The San Francisco Giants have proven over the last half decade that they have a consistent, winning formula. So why aren’t more teams copying it?
Currently, the San Francisco Giants are enjoying more success than they ever have in franchise history, or at the very least since they moved to the Bay Area from New York. The franchise has won three World Series titles in the past five seasons, and because of that, the business side of the operation has seen exponential growth in recent seasons.

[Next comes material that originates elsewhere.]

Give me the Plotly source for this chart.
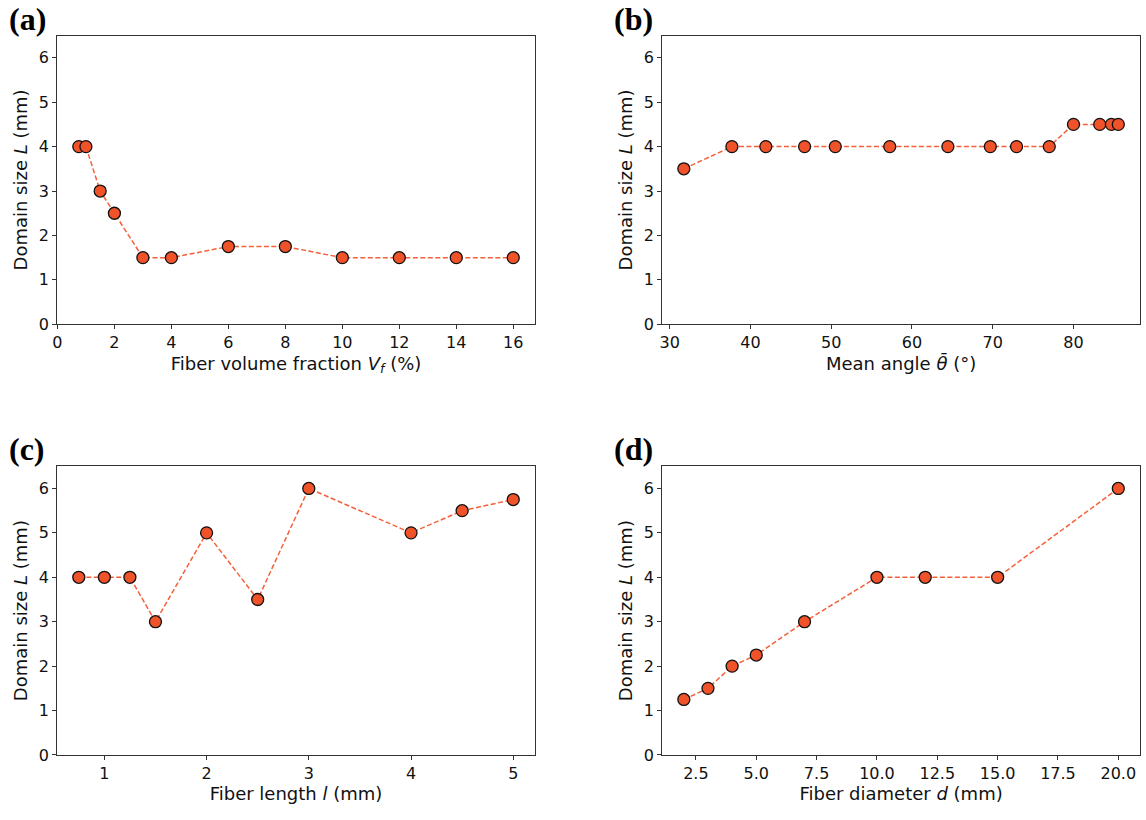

But despite the run of success over the past five seasons, some pundits never think much of the Giants coming into the season and very few predicted them to win any of those world titles that they collected. But why? When you attempt to answer that question, therein may lie the answer to a much larger question. Why isn’t San Francisco’s recipe for success copied by other teams?
- How the Giants Play
The Giants’ blueprint for success over the past several seasons has been quite simple; the bedrock of the roster is strong pitching. Bruce Bochy and his staff has put an emphasis on strong “basics,” such as defense and manufacturing runs. The team doesn’t put a lot of emphasis on power, it’s simply an added bonus that can get them through periods of time when the team is having trouble manufacturing offense.
This year’s edition of the Giants is built the same way many of the other recent ones have been assembled. Madison Bumgarner and Tim Lincecum have been the foundation of the starting rotation this season, while young starter Chris Heston has done a solid job of standing in until Matt Cain comes back from injury. Bullpen staples Santiago Casilla and Javier Lopez have done well in their late-inning roles while Nori Aoki has flourished in the leadoff role and Brandon Crawford has already delivered 31 RBI, nine doubles and 14 walks in 44 games.

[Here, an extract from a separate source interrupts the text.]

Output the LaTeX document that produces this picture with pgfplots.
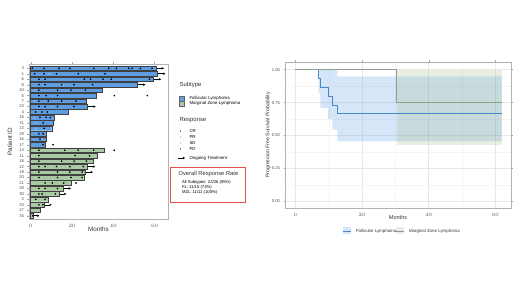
\documentclass[border=0pt]{standalone}
\usepackage{pgfplots}
\pgfplotsset{compat=1.18}
\usepackage{fontspec}
\setmainfont{Liberation Sans}
\usetikzlibrary{arrows.meta}
\definecolor{flbar}{HTML}{5E9DE2}
\definecolor{mzbar}{HTML}{A9C9A3}
\definecolor{flline}{HTML}{4A88CC}
\definecolor{mzline}{HTML}{8E9E8C}
\definecolor{flband}{HTML}{5C9BE6}
\definecolor{mzband}{HTML}{8CB070}
\definecolor{txt}{HTML}{333333}
\definecolor{ticktxt}{HTML}{4D4D4D}
\definecolor{boxred}{HTML}{E05050}
\newcommand{\ongoing}[3]{\addplot[black, line width=0.6bp, -{Stealth[length=2.4bp,width=2.4bp]}] coordinates {(#1,#3) (#2,#3)};}
\begin{document}
\begin{tikzpicture}
\path[use as bounding box] (0bp,0bp) rectangle (520bp,292bp);
% ---------------- Swimmer plot ----------------
\begin{axis}[
  at={(29bp,73bp)}, anchor=south west, width=139bp, height=155bp, scale only axis,
  xmin=-0.8, xmax=66.5, ymin=0.4, ymax=28.79,
  xtick={0,20,40,60},
  ytick={1,2,...,28},
  yticklabels={34,27,33,2,30,28,21,20,19,22,18,11,14,17,16,29,13,31,15,4,23,7,5,10,8,6,1,3},
  tick align=outside, major tick length=1.5bp,
  tick style={gray!70, line width=0.3bp},
  axis line style={gray!60, line width=0.4bp},
  ticklabel style={font=\fontsize{4.2}{5}\selectfont, text=ticktxt},
  xticklabel style={font=\fontsize{4.6}{5}\selectfont},
  xlabel={Months}, ylabel={Patient ID},
  label style={font=\fontsize{6.3}{7}\selectfont, text=txt},
  xlabel style={at={(axis description cs:0.5,0)}, anchor=center, yshift=-10bp},
  ylabel style={at={(axis description cs:0,0.5)}, anchor=center, yshift=19bp},
  clip=false,
]
\addplot[xbar, bar shift=0pt, bar width=4.7bp, fill=flbar, draw=black!75, line width=0.35bp] coordinates {
 (60.6,28) (61.2,27) (59.3,26) (51.6,25) (34.8,24) (31.6,23) (27.0,22) (27.5,21)
 (18.2,20) (11.6,19) (11.0,18) (10.2,17) (7.7,16) (7.5,15) (6.9,14)};
\addplot[xbar, bar shift=0pt, bar width=4.7bp, fill=mzbar, draw=black!75, line width=0.35bp] coordinates {
 (35.8,13) (32.3,12) (30.5,11) (27.5,10) (26.5,9) (25.7,8) (19.5,7) (15.8,6)
 (13.7,5) (8.5,4) (6.5,3) (4.6,2) (1.2,1)};
% PR / SD (grey)
\addplot[only marks, mark=*, mark size=0.55bp, draw=gray!55, fill=gray!55] coordinates {
 (9,27) (2,22) (2.5,18) (2.5,17) (8.5,11) (6.5,5) (4.5,12) (2.2,24) (10,21) (5.5,15) (2,19) (9,8) (16,25)};
% CR / PD (black)
\addplot[only marks, mark=*, mark size=0.6bp, draw=black, fill=black] coordinates {
 (0.8,28) (6.4,28) (13.7,28) (19,28) (30.6,28) (37.8,28) (41.5,28) (47.5,28) (49.1,28) (53.1,28) (58.8,28)
 (2,27) (6.5,27) (12.5,27) (23,27) (36,27)
 (4,26) (7,26) (26,26) (29,26) (35,26) (39,26) (57.5,26)
 (4,25) (7,25) (15,25) (21,25) (30,25)
 (4,24) (13,24) (19.5,24) (26.5,24)
 (4,23) (7.5,23) (13,23) (40.5,23) (56.5,23)
 (4,22) (8.5,22) (15,22) (22,22)
 (4,21) (7,21) (13,21) (21,21)
 (2.5,20) (5.5,20) (8,20)
 (4.5,19) (7.5,19) (9.5,19)
 (6,18) (6.5,17) (4,16) (6,16) (4.5,15) (6,14) (10.8,14)
 (4,13) (16.5,13) (23,13) (30.5,13) (40.5,13)
 (4,12) (21.5,12) (28.5,12)
 (4,11) (15,11) (21,11) (27,11)
 (4,10) (7,10) (12.5,10) (19,10) (25.5,10)
 (4,9) (13,9) (19,9) (25,9)
 (4,8) (13,8) (19.5,8) (25,8)
 (7,7) (10.5,7) (16,7) (22,7)
 (4,6) (7,6) (13,6)
 (4,5) (5.5,5) (12,5)
 (2.5,4) (7,4) (4,3) (6,3) (1,1)};
\ongoing{61.1}{64.6}{28}
\ongoing{61.7}{65.2}{27}
\ongoing{59.8}{63.2}{26}
\ongoing{52.1}{55.6}{25}
\ongoing{28.0}{31.5}{21}
\ongoing{28.0}{31.2}{10}
\ongoing{27.0}{30.2}{9}
\ongoing{16.3}{19.5}{6}
\ongoing{14.2}{17.3}{5}
\ongoing{7.0}{10.2}{3}
\ongoing{1.7}{4.2}{1}
\end{axis}
% ---------------- Left legends ----------------
\node[anchor=west, font=\fontsize{6}{7}\selectfont, text=txt] at (176bp,207bp) {Subtype};
\filldraw[fill=flbar, draw=black!60, line width=0.3bp] (179bp,191bp) rectangle (184bp,196bp);
\filldraw[fill=mzbar, draw=black!60, line width=0.3bp] (179bp,186bp) rectangle (184bp,191bp);
\node[anchor=west, font=\fontsize{4.4}{5}\selectfont, text=black] at (186bp,193.5bp) {Follicular Lymphoma};
\node[anchor=west, font=\fontsize{4.4}{5}\selectfont, text=black] at (186bp,188.5bp) {Marginal Zone Lymphoma};
\node[anchor=west, font=\fontsize{6}{7}\selectfont, text=txt] at (176bp,172bp) {Response};
\fill[black] (180.5bp,161bp) circle (0.65bp);
\fill[gray!55] (180.5bp,155bp) circle (0.65bp);
\fill[gray!75] (180.5bp,149bp) circle (0.65bp);
\fill[black] (180.5bp,143bp) circle (0.65bp);
\node[anchor=west, font=\fontsize{4.4}{5}\selectfont] at (186bp,161bp) {CR};
\node[anchor=west, font=\fontsize{4.4}{5}\selectfont] at (186bp,155bp) {PR};
\node[anchor=west, font=\fontsize{4.4}{5}\selectfont] at (186bp,149bp) {SD};
\node[anchor=west, font=\fontsize{4.4}{5}\selectfont] at (186bp,143bp) {PD};
\draw[black, line width=0.6bp, -{Stealth[length=2.4bp,width=2.4bp]}] (177.5bp,134bp) -- (185bp,134bp);
\node[anchor=west, font=\fontsize{4.4}{5}\selectfont] at (186bp,134bp) {Ongoing Treatment};
\draw[boxred, line width=0.5bp] (170bp,90bp) rectangle (245bp,124.5bp);
\node[anchor=west, font=\fontsize{5.8}{7}\selectfont, text=txt] at (175bp,117.5bp) {Overall Response Rate};
\node[anchor=west, font=\fontsize{4.2}{5}\selectfont] at (178.5bp,109.3bp) {All Subtypes: 22/26 (85\%)};
\node[anchor=west, font=\fontsize{4.2}{5}\selectfont] at (178.5bp,104.5bp) {FL: 11/15 (73\%)};
\node[anchor=west, font=\fontsize{4.2}{5}\selectfont] at (178.5bp,99.7bp) {MZL: 11/11 (100\%)};
% ---------------- KM plot ----------------
\begin{axis}[
  at={(285bp,84bp)}, anchor=south west, width=226bp, height=146bp, scale only axis,
  xmin=-3.1, xmax=64.7, ymin=-0.05, ymax=1.058,
  xtick={0,20,40,60}, ytick={0,0.25,0.5,0.75,1},
  yticklabels={0.00,0.25,0.50,0.75,1.00},
  minor xtick={10,30,50}, minor ytick={0.125,0.375,0.625,0.875},
  grid=both,
  major grid style={gray!18, line width=0.4bp},
  minor grid style={gray!9, line width=0.25bp},
  tick align=outside, major tick length=1.5bp, minor tick length=0pt,
  tick style={gray!70, line width=0.3bp},
  axis line style={gray!60, line width=0.4bp},
  ticklabel style={font=\fontsize{4.2}{5}\selectfont, text=ticktxt},
  xlabel={Months}, ylabel={Progression Free Survival Probability},
  xlabel style={font=\fontsize{5.6}{7}\selectfont, text=txt, at={(axis description cs:0.5,0)}, anchor=center, yshift=-10bp},
  ylabel style={font=\fontsize{5.2}{6}\selectfont, text=txt, at={(axis description cs:0,0.5)}, anchor=center, yshift=17bp},
]
\addplot[fill=flband, fill opacity=0.25, draw=none] coordinates {
 (7.0,1) (12.6,1) (12.6,0.949) (61.9,0.949) (61.9,0.455) (12.6,0.455) (12.6,0.545)
 (11.1,0.545) (11.1,0.626) (9.8,0.626) (9.8,0.707) (7.5,0.707) (7.5,0.82) (7.0,0.82)} -- cycle;
\addplot[fill=mzband, fill opacity=0.2, draw=none] coordinates {
 (30.4,1) (61.9,1) (61.9,0.43) (30.4,0.43)} -- cycle;
\addplot[const plot, color=mzline, line width=0.55bp] coordinates {
 (0,1) (30.4,0.75) (61.9,0.75)};
\addplot[const plot, color=flline, line width=0.6bp] coordinates {
 (0,1) (7.0,0.933) (7.5,0.867) (9.8,0.8) (11.1,0.733) (12.6,0.667) (61.9,0.667)};
\addplot[const plot, color=mzline, line width=0.55bp] coordinates {(0,1) (7.0,1)};
\end{axis}
% KM legend
\fill[flband, opacity=0.25] (343bp,57.5bp) rectangle (351bp,64.5bp);
\draw[flline, line width=0.6bp] (343bp,61bp) -- (351bp,61bp);
\node[anchor=west, font=\fontsize{4.4}{5}\selectfont, text=txt] at (352.5bp,61bp) {Follicular Lymphoma};
\fill[mzband, opacity=0.2] (396bp,57.5bp) rectangle (404bp,64.5bp);
\draw[mzline, line width=0.55bp] (396bp,61bp) -- (404bp,61bp);
\node[anchor=west, font=\fontsize{4.4}{5}\selectfont, text=txt] at (405.5bp,61bp) {Marginal Zone Lymphoma};
\end{tikzpicture}
\end{document}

Despite losing sluggers Pablo Sandoval and Michael Morse in the offseason, holding a 25-20 record through Sunday’s action and sitting just two games back of the Los Angeles Dodgers for the lead in the National League West, the Giants don’t have one single player with 10 home runs this season (Buster Posey, their main source of power, leads the team with seven through Saturday).
- Why Isn’t the Blueprint Copied?
To borrow an example from another sport, when the Los Angeles Kings won the Stanley Cup twice in a three season span, many general managers around the National Hockey League rushed to reevaluate their teams, and if the team didn’t fit the Kings’ mold of playing a defensive, physical type of hockey, changes were made. This Spring, when the Winnipeg Jets made the postseason, many credited it to their style of play that fit the mold of the Kings.

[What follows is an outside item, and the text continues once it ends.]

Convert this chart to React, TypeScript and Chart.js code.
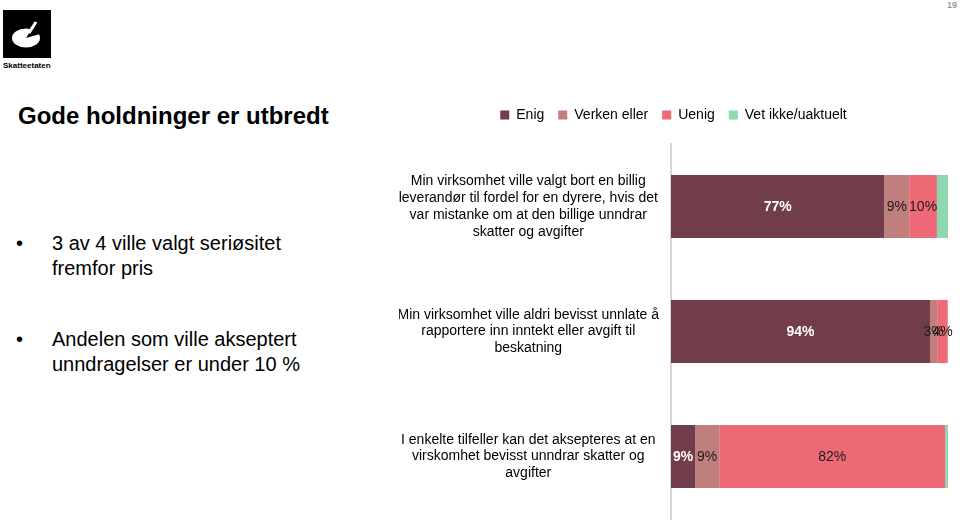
import React, { useEffect, useRef } from "react";
import { Chart, registerables } from "chart.js";

Chart.register(...registerables);

const categories: string[][] = [
  [
    "Min virksomhet ville valgt bort en billig",
    "leverandør til fordel for en dyrere, hvis det",
    "var mistanke om at den billige unndrar",
    "skatter og avgifter",
  ],
  [
    "Min virksomhet ville aldri bevisst unnlate å",
    "rapportere inn inntekt eller avgift til",
    "beskatning",
  ],
  [
    "I enkelte tilfeller kan det aksepteres at en",
    "virskomhet bevisst unndrar skatter og",
    "avgifter",
  ],
];

const seriesNames = ["Enig", "Verken eller", "Uenig", "Vet ikke/uaktuelt"];
const enig = [77, 93.5, 8.7];
const verken = [9, 2.6, 8.7];
const uenig = [10, 3.8, 81.6];
const vetIkke = [4, 0, 1];

const colors = ["#723D4A", "#C07E7D", "#EE6A76", "#8DD8B0"];
const showLabels = [true, true, true, false];

const FONT = "'Liberation Sans', Arial, Helvetica, sans-serif";

const legendSpacer = {
  id: "legendSpacer",
  beforeInit(chart: any) {
    if (!chart.legend) return;
    const originalFit = chart.legend.fit;
    chart.legend.fit = function fit() {
      originalFit.bind(chart.legend)();
      this.height += 12;
    };
  },
};

const barLabels = {
  id: "barLabels",
  afterDatasetsDraw(chart: any) {
    const ctx = chart.ctx;
    ctx.save();
    ctx.textAlign = "center";
    ctx.textBaseline = "middle";
    chart.data.datasets.forEach((ds: any, di: number) => {
      if (!showLabels[di]) return;
      const meta = chart.getDatasetMeta(di);
      meta.data.forEach((el: any, i: number) => {
        const v = ds.data[i];
        if (!v) return;
        const props = el.getProps(["x", "y", "base"], true);
        const cx = (props.x + props.base) / 2;
        if (di === 0) {
          ctx.fillStyle = "#FFFFFF";
          ctx.font = `bold 14px ${FONT}`;
        } else {
          ctx.fillStyle = "#1A1A1A";
          ctx.font = `14px ${FONT}`;
        }
        ctx.fillText(Math.round(v) + "%", cx, props.y + 1);
      });
    });
    ctx.restore();
  },
};

function ChartCanvas() {
  const ref = useRef<HTMLCanvasElement | null>(null);
  useEffect(() => {
    if (!ref.current) return;
    const values = [enig, verken, uenig, vetIkke];
    const chart = new Chart(ref.current, {
      type: "bar",
      data: {
        labels: categories,
        datasets: seriesNames.map((name, i) => ({
          label: name,
          data: values[i],
          backgroundColor: colors[i],
          borderWidth: 0,
          categoryPercentage: 1,
          barPercentage: 0.505,
        })),
      },
      options: {
        indexAxis: "y",
        animation: false,
        responsive: false,
        layout: { padding: { left: 29, right: 12, top: 0, bottom: 2 } },
        scales: {
          x: { stacked: true, min: 0, max: 100, display: false },
          y: {
            stacked: true,
            grid: { display: false, drawTicks: false },
            border: { display: true, color: "#D6D6D6", width: 2 },
            ticks: {
              crossAlign: "center",
              padding: 12,
              color: "#000000",
              font: { family: FONT, size: 14, lineHeight: 1.2 },
            },
            afterFit(scale: any) {
              scale.width = 272;
              scale.paddingTop = 0;
              scale.paddingBottom = 0;
            },
          },
        },
        plugins: {
          legend: {
            display: true,
            position: "top",
            labels: {
              boxWidth: 9,
              boxHeight: 9,
              padding: 14,
              color: "#000000",
              font: { family: FONT, size: 14 },
            },
          },
          tooltip: { enabled: false },
        },
      } as any,
      plugins: [legendSpacer, barLabels],
    });
    return () => chart.destroy();
  }, []);
  return (
    <canvas
      ref={ref}
      width={590}
      height={427}
      style={{ position: "absolute", left: 370, top: 94, width: 590, height: 427 }}
    />
  );
}

export default function App() {
  useEffect(() => {
    document.body.style.margin = "0";
  }, []);
  const bulletStyle: React.CSSProperties = {
    position: "absolute",
    left: 16,
    fontFamily: FONT,
    fontSize: 20,
    lineHeight: "25px",
    color: "#000",
    display: "flex",
  };
  return (
    <div
      style={{
        position: "fixed",
        left: 0,
        top: 0,
        width: 960,
        height: 521,
        background: "#FFFFFF",
        overflow: "hidden",
        fontFamily: FONT,
      }}
    >
      <svg width={60} height={75} style={{ position: "absolute", left: 0, top: 0 }}>
        <rect x={3} y={10} width={48} height={48} fill="#000" />
        <ellipse cx={26} cy={38} rx={14} ry={9.5} fill="#fff" />
        <path d="M26 38 L33 27 L40 34 Z" fill="#000" />
        <path d="M29 33 L36 22" stroke="#fff" strokeWidth={3} />
        <text x={3} y={68} fontSize={8} fontWeight="bold" fontFamily={FONT} fill="#000">
          Skatteetaten
        </text>
      </svg>
      <div
        style={{
          position: "absolute",
          left: 947,
          top: 0,
          fontSize: 9,
          color: "#9A9A9A",
          fontWeight: "bold",
        }}
      >
        19
      </div>
      <div
        style={{
          position: "absolute",
          left: 18,
          top: 102,
          fontSize: 24,
          lineHeight: "28px",
          fontWeight: "bold",
          color: "#000",
          whiteSpace: "nowrap",
        }}
      >
        Gode holdninger er utbredt
      </div>
      <div style={{ ...bulletStyle, top: 231 }}>
        <span style={{ width: 36 }}>•</span>
        <span>
          3 av 4 ville valgt seriøsitet
          <br />
          fremfor pris
        </span>
      </div>
      <div style={{ ...bulletStyle, top: 327 }}>
        <span style={{ width: 36 }}>•</span>
        <span>
          Andelen som ville akseptert
          <br />
          unndragelser er under 10 %
        </span>
      </div>
      <ChartCanvas />
    </div>
  );
}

And yet, many teams in baseball still shun the Giants’ blueprint for other plans. Division rival Arizona, who is in the middle of a retooling process, has an offense that features All-Star Paul Goldschmidt (hitting .327 with 11 home runs and 35 RBI through Saturday) and and Cuban slugger Yasmany Tomas (hitting .333 with one home run and 14 RBI through Saturday), but the Diamondbacks’ 4.27 team ERA is the third worst in the NL.
Despite his number being a little low at this point in the seaon, the Colorado Rockies have offensive firepower in the likes of Troy Tulowitzki (hitting .275 with two home runs and 16 RBI through Saturday), but three of their starting pitchers have an ERA north of 5.00, and the team’s 29 errors through Sunday’s action are the fifth most in the National League.
- One Theory Why
But all of these numbers still don’t explain why teams are insistent on building a team that is a stark contrast from the Giants. And while there’s certainly more than one way to construct a roster, some of it might simply come down to the entertainment value.
There’s much lamenting around baseball these days about the low scores, while a few teams in recent years have moved the fences in at their home parks in an effort to increase the scoring. It’s very possible that some team owners (who don’t always have winning and losing paramount in their minds) and general managers have simply shunned the “Giants plan” because it’s seen as a “boring” brand of baseball that won’t sell tickets. Almost a philosophy of “it’s better to live and die with offense, than win a bunch of 1-0 games.”
That may be true in some regards, but the Giants have certainly proved over the last half decade that winning 1-0 games can lead to winning the World Series, and there is nothing more entertaining than that.